No images are to be carried over; print all other material exactly as it stands.

_Plotting code records_.
──────────────────────────────

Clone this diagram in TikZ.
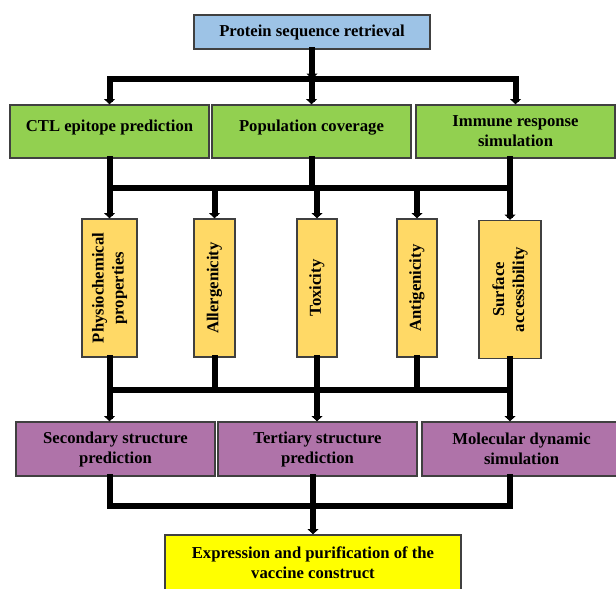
\documentclass[tikz,border=0pt]{standalone}
\usepackage{fontspec}
\setmainfont{Liberation Serif}
\usepackage{graphicx}
\usetikzlibrary{arrows.meta,positioning}
\definecolor{retrievalblue}{HTML}{9DC3E6}
\definecolor{stepgreen}{HTML}{92D050}
\definecolor{checkyellow}{HTML}{FFD966}
\definecolor{structpurple}{HTML}{AF73A9}
\definecolor{finalyellow}{HTML}{FFFF00}
\tikzstyle{box}        = [draw=black!75, line width=0.9pt, align=center, inner sep=2pt, font=\fontsize{12.5}{15}\selectfont\bfseries]
\tikzstyle{greenbox}   = [box, fill=stepgreen, minimum width=149.25pt, minimum height=39.75pt]
\tikzstyle{yellowbox}  = [box, fill=checkyellow, minimum height=103.5pt]
\tikzstyle{purplebox}  = [box, fill=structpurple, minimum width=149.25pt, minimum height=40.5pt]
\tikzstyle{link}       = [line width=4.5pt, line cap=rect]
\tikzstyle{arrow}      = [link, -{Triangle[length=4pt,width=8pt]}]

\begin{document}
\begin{tikzpicture}[x=0.75pt,y=-0.75pt]
    \useasboundingbox (0,0) rectangle (616,588);

    % top
    \node[box, fill=retrievalblue, minimum width=177pt, minimum height=25.5pt] (retrieval) at (312,32) {Protein sequence retrieval};

    % green row
    \node[greenbox] (ctl)      at (109.5,131.5) {\raisebox{9pt}{CTL epitope prediction}};
    \node[greenbox] (coverage) at (311.5,131.5) {\raisebox{9pt}{Population coverage}};
    \node[greenbox] (immune)   at (515.5,131.5) {Immune response\\simulation};

    % yellow row
    \node[yellowbox, minimum width=41.25pt] (physio)   at (109.5,288) {\rotatebox{90}{\begin{tabular}{@{}c@{}}Physiochemical\\properties\end{tabular}}};
    \node[yellowbox, minimum width=30.75pt] (allergen) at (214.5,288) {\rotatebox{90}{Allergenicity}};
    \node[yellowbox, minimum width=30pt]    (toxic)    at (317,288)   {\rotatebox{90}{Toxicity}};
    \node[yellowbox, minimum width=30pt]    (antigen)  at (417,288)   {\rotatebox{90}{Antigenicity}};
    \node[yellowbox, minimum width=46.5pt]  (surface)  at (510,289.5) {\rotatebox{90}{\begin{tabular}{@{}c@{}}Surface\\accessibility\end{tabular}}};

    % purple row
    \node[purplebox] (secondary) at (115.5,449) {Secondary structure\\prediction};
    \node[purplebox] (tertiary)  at (317.5,449) {Tertiary structure\\prediction};
    \node[purplebox] (molecular) at (521.5,449) {Molecular dynamic\\simulation};

    % bottom
    \node[box, fill=finalyellow, minimum width=222pt, minimum height=42pt] (expression) at (313,563) {Expression and purification of the\\vaccine construct};

    % bus lines
    \coordinate (busA) at (0,79);
    \coordinate (busB) at (0,188);
    \coordinate (busC) at (0,390);
    \coordinate (busD) at (0,506);

    \draw[arrow] (retrieval.south) -- (retrieval.south |- busA);
    \draw[link] (ctl.north |- busA) -- (immune.north |- busA);
    \foreach \n in {ctl,coverage,immune}
        \draw[arrow] (\n.north |- busA) -- (\n.north);

    \draw[link] (ctl.south) -- (ctl.south |- busB);
    \draw[link] (coverage.south) -- (coverage.south |- busB);
    \draw[link] (immune.south -| surface.north) -- (surface.north |- busB);
    \draw[link] (physio.north |- busB) -- (surface.north |- busB);
    \foreach \n in {physio,allergen,toxic,antigen,surface}
        \draw[arrow] (\n.north |- busB) -- (\n.north);

    \foreach \n in {physio,allergen,toxic,antigen,surface}
        \draw[link] (\n.south) -- (\n.south |- busC);
    \draw[link] (physio.south |- busC) -- (surface.south |- busC);
    \draw[arrow] (physio.south |- busC) -- (physio.south |- secondary.north);
    \draw[arrow] (toxic.south |- busC) -- (toxic.south |- tertiary.north);
    \draw[arrow] (surface.south |- busC) -- (surface.south |- molecular.north);

    \draw[link] (physio.south |- secondary.south) -- (physio.south |- busD);
    \draw[link] (expression.north |- tertiary.south) -- (expression.north |- busD);
    \draw[link] (surface.south |- molecular.south) -- (surface.south |- busD);
    \draw[link] (physio.south |- busD) -- (surface.south |- busD);
    \draw[arrow] (expression.north |- busD) -- (expression.north);
\end{tikzpicture}
\end{document}
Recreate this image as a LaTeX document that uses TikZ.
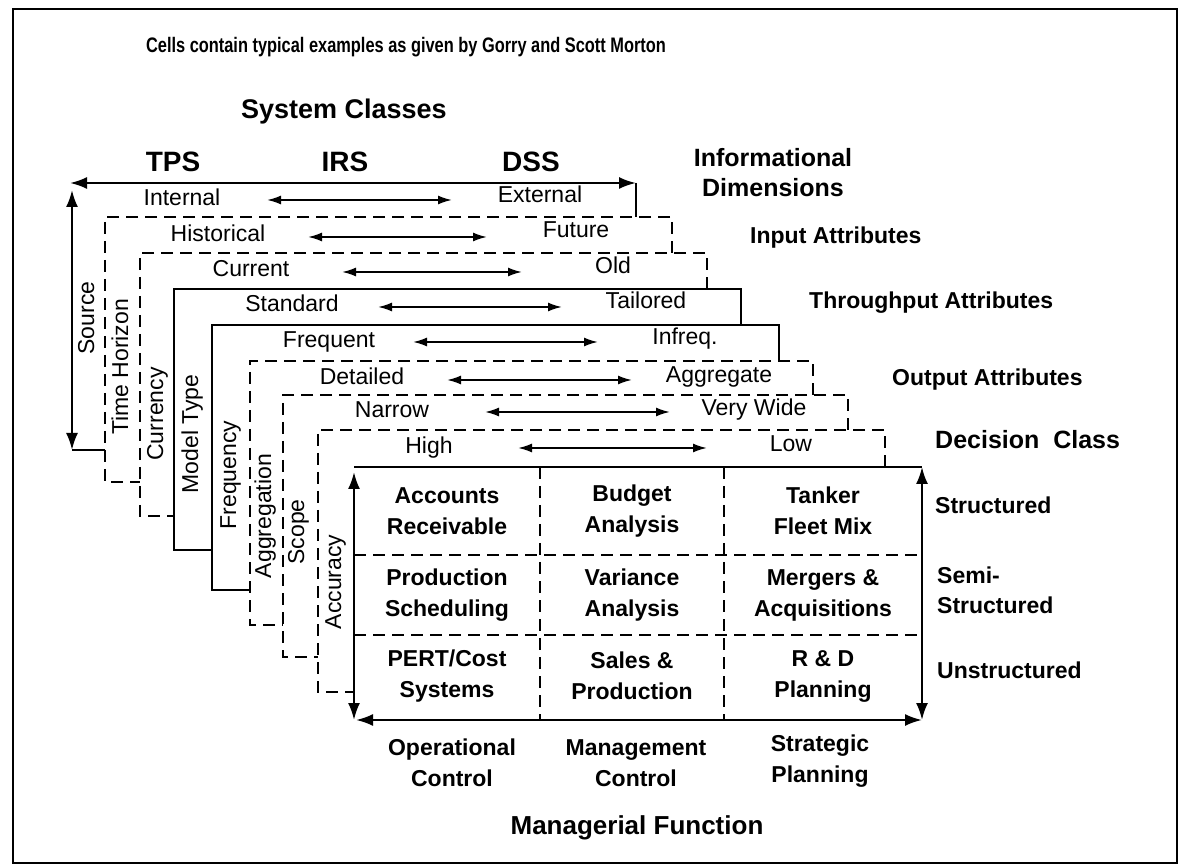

──────────────────────────────

_Output for this exercise_.
Clone this diagram in TikZ.
\documentclass[tikz,border=0pt]{standalone}
\usepackage{fontspec}
\setmainfont{Liberation Serif}
\usepackage{graphicx}
\usetikzlibrary{arrows.meta,positioning}
\definecolor{retrievalblue}{HTML}{9DC3E6}
\definecolor{stepgreen}{HTML}{92D050}
\definecolor{checkyellow}{HTML}{FFD966}
\definecolor{structpurple}{HTML}{AF73A9}
\definecolor{finalyellow}{HTML}{FFFF00}
\tikzstyle{box}        = [draw=black!75, line width=0.9pt, align=center, inner sep=2pt, font=\fontsize{12.5}{15}\selectfont\bfseries]
\tikzstyle{greenbox}   = [box, fill=stepgreen, minimum width=149.25pt, minimum height=39.75pt]
\tikzstyle{yellowbox}  = [box, fill=checkyellow, minimum height=103.5pt]
\tikzstyle{purplebox}  = [box, fill=structpurple, minimum width=149.25pt, minimum height=40.5pt]
\tikzstyle{link}       = [line width=4.5pt, line cap=rect]
\tikzstyle{arrow}      = [link, -{Triangle[length=4pt,width=8pt]}]

\begin{document}
\begin{tikzpicture}[x=0.75pt,y=-0.75pt]
    \useasboundingbox (0,0) rectangle (616,588);

    % top
    \node[box, fill=retrievalblue, minimum width=177pt, minimum height=25.5pt] (retrieval) at (312,32) {Protein sequence retrieval};

    % green row
    \node[greenbox] (ctl)      at (109.5,131.5) {\raisebox{9pt}{CTL epitope prediction}};
    \node[greenbox] (coverage) at (311.5,131.5) {\raisebox{9pt}{Population coverage}};
    \node[greenbox] (immune)   at (515.5,131.5) {Immune response\\simulation};

    % yellow row
    \node[yellowbox, minimum width=41.25pt] (physio)   at (109.5,288) {\rotatebox{90}{\begin{tabular}{@{}c@{}}Physiochemical\\properties\end{tabular}}};
    \node[yellowbox, minimum width=30.75pt] (allergen) at (214.5,288) {\rotatebox{90}{Allergenicity}};
    \node[yellowbox, minimum width=30pt]    (toxic)    at (317,288)   {\rotatebox{90}{Toxicity}};
    \node[yellowbox, minimum width=30pt]    (antigen)  at (417,288)   {\rotatebox{90}{Antigenicity}};
    \node[yellowbox, minimum width=46.5pt]  (surface)  at (510,289.5) {\rotatebox{90}{\begin{tabular}{@{}c@{}}Surface\\accessibility\end{tabular}}};

    % purple row
    \node[purplebox] (secondary) at (115.5,449) {Secondary structure\\prediction};
    \node[purplebox] (tertiary)  at (317.5,449) {Tertiary structure\\prediction};
    \node[purplebox] (molecular) at (521.5,449) {Molecular dynamic\\simulation};

    % bottom
    \node[box, fill=finalyellow, minimum width=222pt, minimum height=42pt] (expression) at (313,563) {Expression and purification of the\\vaccine construct};

    % bus lines
    \coordinate (busA) at (0,79);
    \coordinate (busB) at (0,188);
    \coordinate (busC) at (0,390);
    \coordinate (busD) at (0,506);

    \draw[arrow] (retrieval.south) -- (retrieval.south |- busA);
    \draw[link] (ctl.north |- busA) -- (immune.north |- busA);
    \foreach \n in {ctl,coverage,immune}
        \draw[arrow] (\n.north |- busA) -- (\n.north);

    \draw[link] (ctl.south) -- (ctl.south |- busB);
    \draw[link] (coverage.south) -- (coverage.south |- busB);
    \draw[link] (immune.south -| surface.north) -- (surface.north |- busB);
    \draw[link] (physio.north |- busB) -- (surface.north |- busB);
    \foreach \n in {physio,allergen,toxic,antigen,surface}
        \draw[arrow] (\n.north |- busB) -- (\n.north);

    \foreach \n in {physio,allergen,toxic,antigen,surface}
        \draw[link] (\n.south) -- (\n.south |- busC);
    \draw[link] (physio.south |- busC) -- (surface.south |- busC);
    \draw[arrow] (physio.south |- busC) -- (physio.south |- secondary.north);
    \draw[arrow] (toxic.south |- busC) -- (toxic.south |- tertiary.north);
    \draw[arrow] (surface.south |- busC) -- (surface.south |- molecular.north);

    \draw[link] (physio.south |- secondary.south) -- (physio.south |- busD);
    \draw[link] (expression.north |- tertiary.south) -- (expression.north |- busD);
    \draw[link] (surface.south |- molecular.south) -- (surface.south |- busD);
    \draw[link] (physio.south |- busD) -- (surface.south |- busD);
    \draw[arrow] (expression.north |- busD) -- (expression.north);
\end{tikzpicture}
\end{document}
Recreate this image as a LaTeX document that uses TikZ.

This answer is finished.